En toda poética hay una memoria de la historia. El poeta busca y escudriña, en su pasado personal, los símbolos del tiempo. Hay, en efecto, en su creación, una poética de la imaginación. Se establece, así, un vínculo de una ancestral querella entre el historiador y el poeta (Heródoto y Homero), en la que se revelan sus caras ocultas, cuyos oficios consisten en hurgar en la memoria y en los ecos del recuerdo. El poeta navega en el presente y el historiador, en el pasado; el primero recrea el pasado, el segundo lo cuenta. Aquel vive en el instante y este en el documento. A ambos los une la crítica: la crítica del pasado o la crítica del presente. El poeta busca recrear la realidad histórica: invoca la imagen del pasado. El poeta vive en el territorio del presente, anclado en la presencia, en la instantaneidad; el historiador, en cambio, habita en el pasado, en la memoria documental, su morada hospitalaria. Ambos apelan a la imaginación: ni descubren ni inventan (uno crea y el otro relata). La imagen poética es una forma de conocimiento y de aproximarse al mundo; también, a la sociedad y al pensamiento humano. La memoria histórica es una forma de reconstrucción de los hechos. Mediante la poesía, el poeta transforma el pasado en presente —es decir: en presencia. La poesía se vuelve así hazaña lírica de la escritura, invocación mágica de la naturaleza. El poeta canta, y al cantar, hace la crítica de la historia y de lo real. Asimismo, de la circunstancia, en una especie de diario íntimo de lo cotidiano, en una epopeya de su yo lírico.

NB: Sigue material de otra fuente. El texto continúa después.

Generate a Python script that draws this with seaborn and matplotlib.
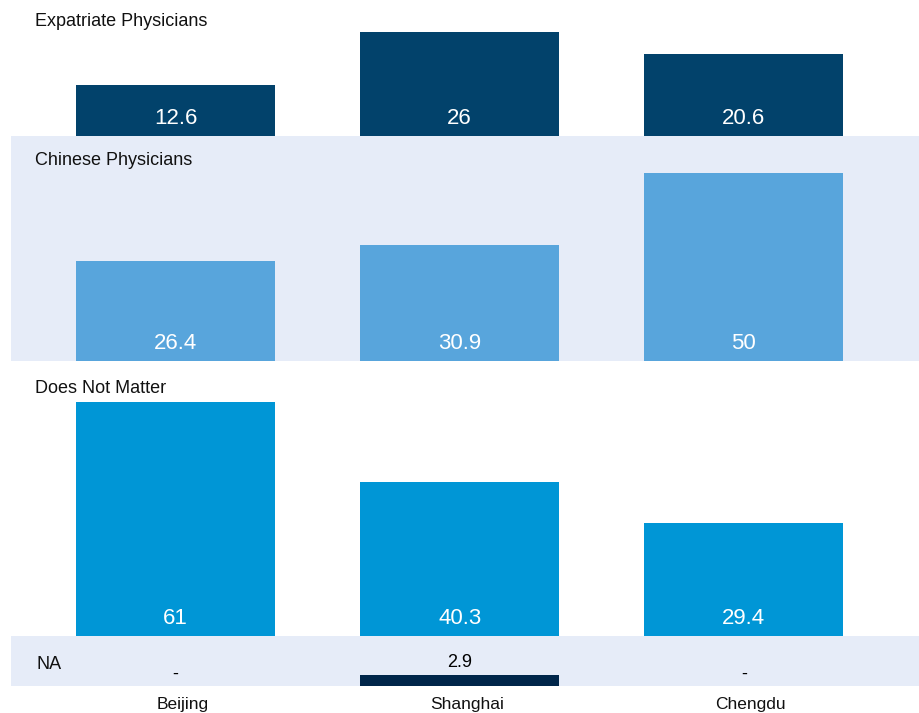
import matplotlib
matplotlib.use("Agg")
import matplotlib.pyplot as plt
import matplotlib.transforms as mtransforms
import seaborn as sns
import pandas as pd

sns.set_style("white")
plt.rcParams['font.family'] = ['Liberation Sans', 'DejaVu Sans']

# ---- data ----
cities = ["Beijing", "Shanghai", "Chengdu"]
row_titles = ["Expatriate Physicians", "Chinese Physicians", "Does Not Matter", "NA"]
expatriate = [12.6, 26, 20.6]
chinese = [26.4, 30.9, 50]
does_not_matter = [61, 40.3, 29.4]
na_values = [None, 2.9, None]

series = [expatriate, chinese, does_not_matter, na_values]
colors = ["#02426b", "#58a5dc", "#0096d6", "#00264a"]
bg_colors = ["white", "#e6ecf8", "white", "#e6ecf8"]

# layout in pixels (top, bottom) of each row panel
W, H = 919, 713
rows_px = [(0, 135.5), (135.5, 361), (361, 636), (636, 686)]
px_per_unit = [3.98, 3.77, 3.83, 3.8]
title_offsets = [13, 16, 19, 20]

fig = plt.figure(figsize=(W / 100, H / 100), dpi=100)

left_px = 11
for r, (vals, (top, bot)) in enumerate(zip(series, rows_px)):
    ax = fig.add_axes([left_px / W, 1 - bot / H, (W - left_px) / W, (bot - top) / H])
    ax.set_facecolor(bg_colors[r])
    plot_vals = [0 if v is None else v for v in vals]
    df = pd.DataFrame({"city": cities, "value": plot_vals})
    sns.barplot(data=df, x="city", y="value", ax=ax, color=colors[r],
                saturation=1, width=0.7, order=cities, linewidth=0, edgecolor="none")
    ax.set_xlim(-0.579, 2.616)
    ax.set_ylim(0, (bot - top) / px_per_unit[r])
    for s in ax.spines.values():
        s.set_visible(False)
    ax.set_ylabel("")
    ax.set_xlabel("")
    ax.set_yticks([])
    ax.tick_params(axis="x", length=0)

    # value labels
    for i, v in enumerate(vals):
        if r < 3:
            ax.annotate(f"{v:g}", xy=(i, 0), xytext=(0, 12 * 0.72),
                        textcoords="offset points", ha="center", va="baseline",
                        color="white", fontsize=16)
        else:
            lab = "-" if v is None else f"{v:g}"
            ax.annotate(lab, xy=(i, 0 if v is None else v), xytext=(0, 7.5 * 0.72),
                        textcoords="offset points", ha="center", va="baseline",
                        color="black", fontsize=13)

    # row title
    ax.annotate(row_titles[r], xy=(0, 1), xycoords="axes fraction",
                xytext=((35 - left_px) * 0.72 if r < 3 else (37 - left_px) * 0.72,
                        -title_offsets[r] * 0.72),
                textcoords="offset points", ha="left", va="top",
                fontsize=13, color="#111111")

    if r < 3:
        ax.set_xticklabels([])
    else:
        ax.tick_params(axis="x", pad=8, labelsize=12.5, labelcolor="#111111")
        offset = mtransforms.ScaledTranslation(7 / 100, 0, fig.dpi_scale_trans)
        for lbl in ax.get_xticklabels():
            lbl.set_transform(lbl.get_transform() + offset)

fig.savefig("out.png", dpi=100, facecolor="white")
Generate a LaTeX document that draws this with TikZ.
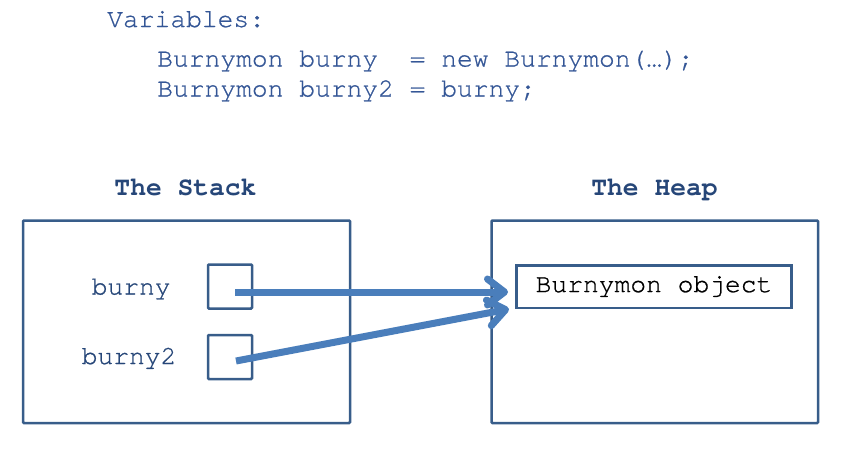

La poesía se esculpe, se dibuja, se escribe con los materiales de la luz y la sombra. Espacio y tiempo son la materia y la sustancia que la enciende, encandila y despierta. El poeta mira, calla, canta en silencio: inspiración y expiración. Si la poesía habrá de ser hecha por todos, como dijo Lautreamont –poeta del dolor y del mal–, entonces ha de ser sentida y palpada por todo el mundo. Es un “don de la ebriedad”, al decir del poeta Claudio Rodríguez (a los 19 años), acaso en un estado de delirio y embriaguez lírica. Para volver a vivir en comunión con la naturaleza y la noche, tenemos que recuperar el ritual, la ceremonia y la comunión de mirar el espacio, el cielo estrellado (la luna de octubre o de enero). Mirar por el ojo de la noche oscura, contemplar el fuego de los astros y escuchar la música de las estrellas, para conocer el diálogo de los hombres con el espacio y el lenguaje de la tiniebla. También para asombrarnos del diálogo de sordos de los hombres con los dioses y para conocer, sí, el diálogo cantado –y fantástico–de los poetas consigo mismos.